Provided entries
=====

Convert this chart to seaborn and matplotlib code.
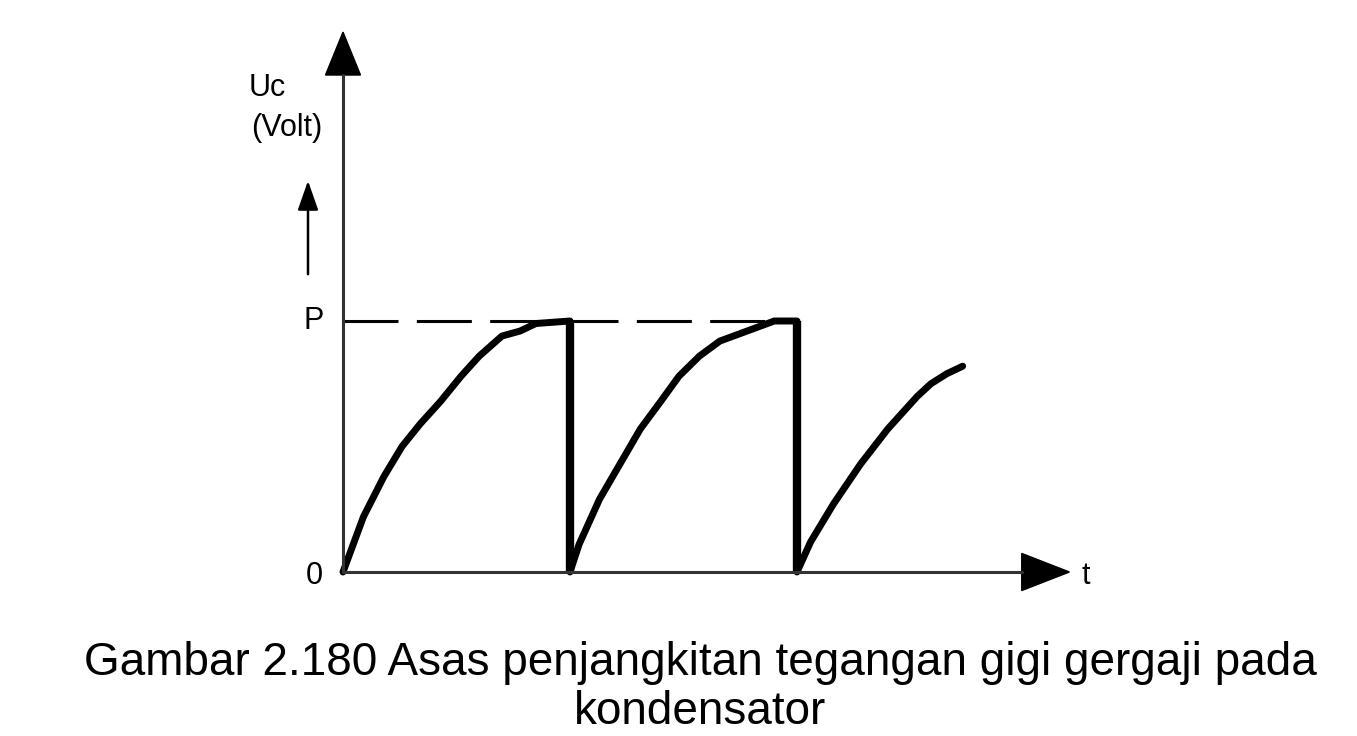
import matplotlib
matplotlib.use("Agg")
import matplotlib.pyplot as plt
import seaborn as sns
import pandas as pd

# time in tenths of one charging period, Uc in % of the peak level P
t_charge1 = [0, 0.9, 1.8, 2.6, 3.4, 4.3, 5.2, 6.0, 7.0, 7.8, 8.5, 10.0]
uc_charge1 = [0, 22, 38, 50, 59, 68, 78, 86, 94, 96, 99, 100]
t_charge2 = [10.0, 10.4, 11.3, 12.2, 13.1, 14.0, 14.8, 15.7, 16.6, 17.5, 18.4, 19.0, 20.0]
uc_charge2 = [0, 11, 29, 43, 57, 68, 78, 86, 92, 95, 98, 100, 100]
t_charge3 = [20.0, 20.6, 21.0, 21.6, 22.2, 22.8, 23.4, 24.0, 24.6, 25.3, 25.9, 26.6, 27.3]
uc_charge3 = [0, 12, 18, 27, 35, 43, 50, 57, 63, 70, 75, 79, 82]
t_discharge = [10.0, 20.0]
peak_level = 100
t_peak_end = 20.0

caption = ["Gambar 2.180 Asas penjangkitan tegangan gigi gergaji pada", "kondensator"]

W, H = 1357, 736


def px(x, y):
    # pixel position -> figure fraction
    return x / W, 1 - y / H


sns.set_style("white")
plt.rcParams['font.family'] = ['Liberation Sans', 'DejaVu Sans']
plt.rcParams['text.color'] = 'black'

fig = plt.figure(figsize=(W / 100, H / 100), dpi=100)
ax = fig.add_axes([0, 0, 1, 1])
ax.set_xlim(-343 / 22.7, (W - 343) / 22.7)
ax.set_ylim((572 - H) / 2.51, 572 / 2.51)
ax.axis("off")

# === charging curves ===
frames = []
for i, (t, u) in enumerate([(t_charge1, uc_charge1), (t_charge2, uc_charge2), (t_charge3, uc_charge3)]):
    frames.append(pd.DataFrame({"t": t, "uc": u, "seg": i}))
curves = pd.concat(frames, ignore_index=True)
sns.lineplot(data=curves, x="t", y="uc", units="seg", estimator=None, sort=False,
             color="black", lw=5, ax=ax, legend=False,
             solid_capstyle="round", solid_joinstyle="round")

# discharge (vertical drops)
ax.vlines(t_discharge, 0, peak_level, color="black", lw=6)

# dashed P level
ax.plot([0, t_peak_end], [peak_level, peak_level], color="black", lw=2.2, dashes=[18, 6])

# === axes with arrows ===
ax.plot([0, 0], [0, 198], color="#333333", lw=2.2)
ax.fill([-0.77, 0.77, 0], [198, 198, 215.1], color="black")
ax.plot([0, 29.9], [0, 0], color="#333333", lw=2.2)
ax.fill([29.9, 29.9, 32.0], [-7.4, 7.4, 0], color="black")

# labels
fig.text(*px(249, 88), "Uc", ha="left", va="center", fontsize=22)
fig.text(*px(322, 128), "(Volt)", ha="right", va="center", fontsize=22)
ax.annotate("", xy=px(308, 178), xytext=px(308, 277), xycoords="figure fraction",
            textcoords="figure fraction",
            arrowprops=dict(arrowstyle="-|>,head_length=0.4,head_width=0.14",
                            color="black", lw=1.8, mutation_scale=45))
fig.text(*px(324, 321), "P", ha="right", va="center", fontsize=22)
fig.text(*px(314, 576), "0", ha="center", va="center", fontsize=22)
fig.text(*px(1086, 576), "t", ha="center", va="center", fontsize=22)

fig.text(*px(700, 675), caption[0], ha="center", va="baseline", fontsize=33)
fig.text(*px(700, 724), caption[1], ha="center", va="baseline", fontsize=33)

fig.savefig("out.png", dpi=100, facecolor="white")
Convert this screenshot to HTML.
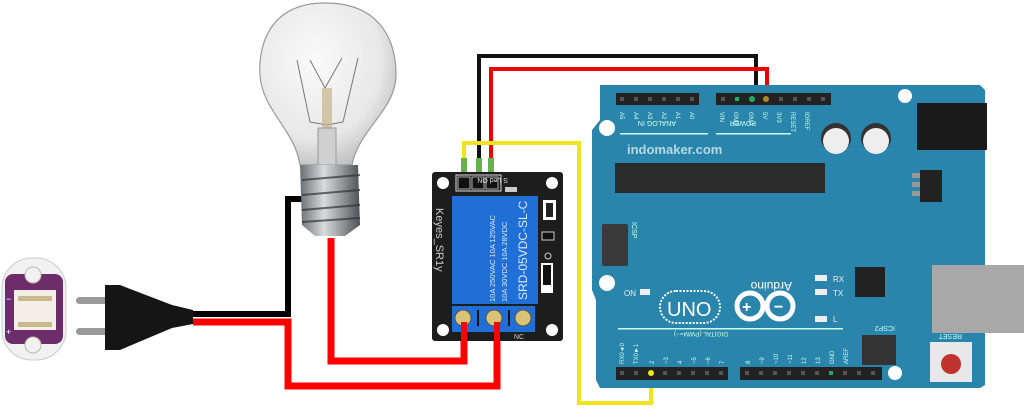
<!DOCTYPE html>
<html><head><meta charset="utf-8"><style>
html,body{margin:0;padding:0;background:#fff;}
svg{display:block;}
text{font-family:"Liberation Sans",sans-serif;}
</style></head><body>
<svg width="1024" height="412" viewBox="0 0 1024 412" xmlns="http://www.w3.org/2000/svg">
<defs>
<radialGradient id="glass" cx="0.4" cy="0.35" r="0.7">
<stop offset="0" stop-color="#fafafa"/><stop offset="0.7" stop-color="#e8e8e8"/><stop offset="1" stop-color="#bdbdbd"/>
</radialGradient>
<linearGradient id="screw" x1="0" x2="1">
<stop offset="0" stop-color="#6a6f73"/><stop offset="0.4" stop-color="#d8dcdf"/><stop offset="1" stop-color="#4d5256"/>
</linearGradient>
</defs>

<!-- socket -->
<rect x="2" y="258" width="64" height="102" rx="30" fill="#f1f1f1" stroke="#ccc"/>
<rect x="5" y="274" width="58" height="70" rx="8" fill="#6d2d6b"/>
<circle cx="33" cy="275" r="8" fill="#f1f1f1" stroke="#bba" />
<circle cx="33" cy="345" r="8" fill="#f1f1f1" stroke="#bba"/>
<rect x="14" y="290" width="42" height="40" fill="#f3efe6"/>
<rect x="18" y="296" width="34" height="5" fill="#c9b98f"/>
<rect x="18" y="322" width="34" height="5" fill="#c9b98f"/>
<text x="6" y="302" font-size="9" fill="#fff">−</text>
<text x="6" y="335" font-size="9" fill="#fff">+</text>

<!-- plug -->
<rect x="76" y="297" width="32" height="7" rx="3.5" fill="#9a9a9a"/>
<rect x="76" y="328" width="32" height="7" rx="3.5" fill="#9a9a9a"/>
<path d="M105 285 L120 285 L172 305 L193 310 L193 324 L172 328 L120 350 L105 350 Z" fill="#151515"/>

<!-- AC wires -->
<polyline points="193,314 288,314 288,199 308,199" fill="none" stroke="#000" stroke-width="6"/>
<polyline points="193,322 288,322 288,386 497,386 497,322" fill="none" stroke="#f00" stroke-width="7"/>
<polyline points="331,238 331,361 464,361 464,322" fill="none" stroke="#f00" stroke-width="7"/>

<!-- bulb -->
<path d="M325 3 C270 3 258 45 260 75 C262 110 295 130 300 165 L352 165 C358 130 396 110 396 75 C396 40 380 3 325 3 Z" fill="url(#glass)" stroke="#999" stroke-width="1.2"/>
<path d="M297 60 L310 122 L327 125 L343 122 L358 58 M310 60 L325 88 L342 58" fill="none" stroke="#777" stroke-width="1"/>
<rect x="322" y="88" width="10" height="40" fill="#c9b48a" opacity="0.7"/>
<rect x="318" y="128" width="18" height="37" fill="#cfcfcf" stroke="#999"/>
<path d="M300 165 L358 165 L360 225 L345 236 L315 236 L302 225 Z" fill="url(#screw)"/>
<g stroke="#2f3336" stroke-width="2" opacity="0.7">
<line x1="302" y1="180" x2="360" y2="175"/><line x1="302" y1="195" x2="360" y2="190"/><line x1="302" y1="210" x2="360" y2="205"/><line x1="302" y1="222" x2="360" y2="218"/>
</g>

<!-- relay power wires -->
<polyline points="479,180 479,56 756,56 756,100" fill="none" stroke="#111" stroke-width="4"/>
<polyline points="491,180 491,69 767,69 767,100" fill="none" stroke="#e00" stroke-width="4"/>
<polyline points="464,180 464,143 579,143 579,403 651,403 651,372" fill="none" stroke="#f2e41a" stroke-width="4"/>
<rect x="461" y="158" width="6" height="20" fill="#6ab04c"/>
<rect x="476" y="158" width="6" height="20" fill="#6ab04c"/>
<rect x="488" y="158" width="6" height="20" fill="#6ab04c"/>

<!-- relay board -->
<rect x="432" y="172" width="131" height="169" rx="3" fill="#1d1d1d"/>
<circle cx="443" cy="183" r="6" fill="#fff"/><circle cx="552" cy="183" r="6" fill="#fff"/>
<circle cx="443" cy="330" r="6" fill="#fff"/><circle cx="552" cy="330" r="6" fill="#fff"/>
<rect x="456" y="175" width="45" height="16" fill="none" stroke="#ddd"/>
<rect x="458" y="177" width="12" height="12" fill="#111" stroke="#aaa"/>
<rect x="472" y="177" width="12" height="12" fill="#111" stroke="#aaa"/>
<rect x="486" y="177" width="12" height="12" fill="#111" stroke="#aaa"/>
<text x="548" y="186" font-size="7" fill="#ddd" transform="rotate(180 528 182)">S Led ON</text>
<rect x="505" y="187" width="12" height="5" fill="#ccc"/>
<rect x="452" y="196" width="86" height="108" fill="#1f6fd6"/>
<g fill="#dfe8f5" font-size="7.5">
<text transform="translate(495,302) rotate(-90)">10A 250VAC  10A 125VAC</text>
<text transform="translate(507,302) rotate(-90)">10A  30VDC  10A  28VDC</text>
</g>
<text transform="translate(527,300) rotate(-90)" font-size="12" fill="#dfe8f5">SRD-05VDC-SL-C</text>
<text transform="translate(436,208) rotate(90)" font-size="11" fill="#ccc">Keyes_SR1y</text>
<rect x="543" y="200" width="13" height="20" fill="#fff"/><rect x="546" y="203" width="7" height="14" fill="#222"/>
<rect x="542" y="232" width="12" height="8" fill="#111" stroke="#ccc"/>
<circle cx="548" cy="256" r="3" fill="none" stroke="#ccc"/>
<rect x="541" y="263" width="12" height="30" fill="#fff"/><rect x="543" y="265" width="8" height="20" fill="#111"/>
<rect x="452" y="306" width="83" height="26" fill="#1f6fd6"/>
<circle cx="463" cy="318" r="8" fill="#d8c377" stroke="#555"/>
<circle cx="494" cy="318" r="8" fill="#d8c377" stroke="#555"/>
<circle cx="523" cy="318" r="8" fill="#d8c377" stroke="#555"/>
<rect x="477" y="310" width="2" height="16" fill="#111"/><rect x="508" y="310" width="2" height="16" fill="#111"/>
<text x="514" y="339" font-size="7" fill="#ccc">NC</text>
<rect x="461" y="322" width="6" height="22" fill="#f00"/><rect x="494" y="322" width="6" height="22" fill="#f00"/>

<!-- arduino -->
<path d="M600 85 L980 85 L985 90 L985 385 L980 388 L600 388 L596 380 L596 300 L592 290 L592 130 L600 120 Z" fill="#2985ab"/>
<circle cx="905" cy="96" r="7" fill="#fff"/><circle cx="607" cy="128" r="8" fill="#fff"/>
<circle cx="607" cy="283" r="8" fill="#fff"/><circle cx="895" cy="373" r="7" fill="#fff"/>
<rect x="616" y="93" width="83" height="12" fill="#222"/>
<rect x="716" y="93" width="115" height="12" fill="#222"/>
<g fill="#555">
<rect x="620" y="97" width="4" height="4"/><rect x="634" y="97" width="4" height="4"/><rect x="648" y="97" width="4" height="4"/><rect x="662" y="97" width="4" height="4"/><rect x="676" y="97" width="4" height="4"/><rect x="690" y="97" width="4" height="4"/>
<rect x="721" y="97" width="4" height="4"/><rect x="735" y="97" width="4" height="4" fill="#2a6"/><rect x="779" y="97" width="4" height="4"/><rect x="793" y="97" width="4" height="4"/><rect x="807" y="97" width="4" height="4"/><rect x="821" y="97" width="4" height="4"/>
</g>
<circle cx="752" cy="99" r="3" fill="#2a6"/><circle cx="766" cy="99" r="3" fill="#a82"/>
<g fill="#cfe" font-size="6">
<text transform="translate(620,112) rotate(90)">A5</text><text transform="translate(634,112) rotate(90)">A4</text><text transform="translate(648,112) rotate(90)">A3</text><text transform="translate(662,112) rotate(90)">A2</text><text transform="translate(676,112) rotate(90)">A1</text><text transform="translate(690,112) rotate(90)">A0</text>
<text transform="translate(720,112) rotate(90)">VIN</text><text transform="translate(734,112) rotate(90)">GND</text><text transform="translate(749,112) rotate(90)">GND</text><text transform="translate(763,112) rotate(90)">5V</text><text transform="translate(777,112) rotate(90)">3V3</text><text transform="translate(791,112) rotate(90)">RESET</text><text transform="translate(805,112) rotate(90)">IOREF</text>
</g>
<text x="620" y="127" font-size="7" fill="#cfe" transform="rotate(180 648 124)">ANALOG IN</text>
<text x="720" y="127" font-size="7" fill="#cfe" transform="rotate(180 738 124)">POWER</text>
<rect x="620" y="133" width="88" height="1.5" fill="#cfe"/><rect x="716" y="133" width="75" height="1.5" fill="#cfe"/>
<text x="627" y="154" font-size="13" font-weight="bold" fill="#b8d8e6">indomaker.com</text>
<rect x="615" y="163" width="210" height="30" fill="#2b2b2b"/>
<circle cx="836" cy="138" r="15" fill="#333"/><circle cx="836" cy="141" r="13" fill="#eee"/>
<circle cx="876" cy="138" r="15" fill="#333"/><circle cx="876" cy="141" r="13" fill="#eee"/>
<rect x="917" y="103" width="70" height="47" fill="#1a1a1a"/>
<rect x="920" y="170" width="22" height="32" fill="#222"/>
<rect x="912" y="173" width="8" height="5" fill="#999"/><rect x="912" y="182" width="8" height="5" fill="#999"/><rect x="912" y="191" width="8" height="5" fill="#999"/>
<rect x="602" y="224" width="26" height="42" rx="2" fill="#3a3a3a"/>
<text transform="translate(632,222) rotate(90)" font-size="7" fill="#cfe">ICSP</text>
<rect x="855" y="267" width="30" height="30" fill="#222"/>
<rect x="932" y="265" width="92" height="68" fill="#a8a8a8"/>
<rect x="815" y="275" width="12" height="6" fill="#eee"/><rect x="815" y="289" width="12" height="6" fill="#eee"/><rect x="815" y="316" width="12" height="6" fill="#eee"/>
<text x="833" y="282" font-size="8" fill="#eee">RX</text><text x="833" y="296" font-size="8" fill="#eee">TX</text><text x="833" y="322" font-size="8" fill="#eee">L</text>
<rect x="640" y="289" width="10" height="6" fill="#eee"/><text x="624" y="296" font-size="8" fill="#eee">ON</text>
<rect x="660" y="291" width="60" height="32" rx="16" fill="none" stroke="#fff" stroke-width="2" stroke-dasharray="2 1.5"/>
<text x="667" y="316" font-size="20" fill="#fff">UNO</text>
<circle cx="750" cy="306" r="13" fill="none" stroke="#fff" stroke-width="5"/>
<circle cx="780" cy="306" r="13" fill="none" stroke="#fff" stroke-width="5"/>
<text x="742" y="312" font-size="16" font-weight="bold" fill="#fff">+</text><text x="774" y="312" font-size="16" font-weight="bold" fill="#fff">−</text>
<text x="738" y="290" font-size="12" fill="#fff" transform="rotate(180 765 286)">Arduino</text>
<rect x="618" y="328" width="225" height="1.5" fill="#cfe"/>
<text x="672" y="338" font-size="6.5" fill="#cfe" transform="rotate(180 700 335)">DIGITAL (PWM=~)</text>
<rect x="862" y="335" width="34" height="30" fill="#333"/>
<text x="865" y="332" font-size="7" fill="#cfe" transform="rotate(180 880 329)">ICSP2</text>
<rect x="930" y="342" width="42" height="40" fill="#e8e8e8"/><circle cx="951" cy="364" r="10" fill="#c0332c"/>
<text x="932" y="340" font-size="7" fill="#cfe" transform="rotate(180 947 337)">RESET</text>
<rect x="616" y="367" width="112" height="13" fill="#222"/>
<rect x="740" y="367" width="142" height="13" fill="#222"/>
<g fill="#555">
<rect x="620" y="371" width="4" height="4"/><rect x="634" y="371" width="4" height="4"/><rect x="663" y="371" width="4" height="4"/><rect x="677" y="371" width="4" height="4"/><rect x="691" y="371" width="4" height="4"/><rect x="705" y="371" width="4" height="4"/><rect x="719" y="371" width="4" height="4"/>
<rect x="745" y="371" width="4" height="4"/><rect x="759" y="371" width="4" height="4"/><rect x="773" y="371" width="4" height="4"/><rect x="787" y="371" width="4" height="4"/><rect x="801" y="371" width="4" height="4"/><rect x="815" y="371" width="4" height="4"/><rect x="829" y="371" width="4" height="4" fill="#2a6"/><rect x="843" y="371" width="4" height="4"/><rect x="857" y="371" width="4" height="4"/><rect x="871" y="371" width="4" height="4"/>
</g>
<circle cx="651" cy="373" r="3" fill="#f2e41a"/>
<g fill="#cfe" font-size="6">
<text transform="translate(624,364) rotate(-90)">RX0◄0</text><text transform="translate(638,364) rotate(-90)">TX0►1</text><text transform="translate(654,364) rotate(-90)">2</text><text transform="translate(668,364) rotate(-90)">~3</text><text transform="translate(682,364) rotate(-90)">4</text><text transform="translate(696,364) rotate(-90)">~5</text><text transform="translate(710,364) rotate(-90)">~6</text><text transform="translate(724,364) rotate(-90)">7</text>
<text transform="translate(750,364) rotate(-90)">8</text><text transform="translate(764,364) rotate(-90)">~9</text><text transform="translate(778,364) rotate(-90)">~10</text><text transform="translate(792,364) rotate(-90)">~11</text><text transform="translate(806,364) rotate(-90)">12</text><text transform="translate(820,364) rotate(-90)">13</text><text transform="translate(834,364) rotate(-90)">GND</text><text transform="translate(848,364) rotate(-90)">AREF</text>
</g>
</svg>
</body></html>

=====

Written problem
Go back to the entries above and restate word for word every line from the first through the one that contains "t_peak_end = 20.0", leaving the pictures behind.

The reply
Convert this chart to seaborn and matplotlib code.
import matplotlib
matplotlib.use("Agg")
import matplotlib.pyplot as plt
import seaborn as sns
import pandas as pd

# time in tenths of one charging period, Uc in % of the peak level P
t_charge1 = [0, 0.9, 1.8, 2.6, 3.4, 4.3, 5.2, 6.0, 7.0, 7.8, 8.5, 10.0]
uc_charge1 = [0, 22, 38, 50, 59, 68, 78, 86, 94, 96, 99, 100]
t_charge2 = [10.0, 10.4, 11.3, 12.2, 13.1, 14.0, 14.8, 15.7, 16.6, 17.5, 18.4, 19.0, 20.0]
uc_charge2 = [0, 11, 29, 43, 57, 68, 78, 86, 92, 95, 98, 100, 100]
t_charge3 = [20.0, 20.6, 21.0, 21.6, 22.2, 22.8, 23.4, 24.0, 24.6, 25.3, 25.9, 26.6, 27.3]
uc_charge3 = [0, 12, 18, 27, 35, 43, 50, 57, 63, 70, 75, 79, 82]
t_discharge = [10.0, 20.0]
peak_level = 100
t_peak_end = 20.0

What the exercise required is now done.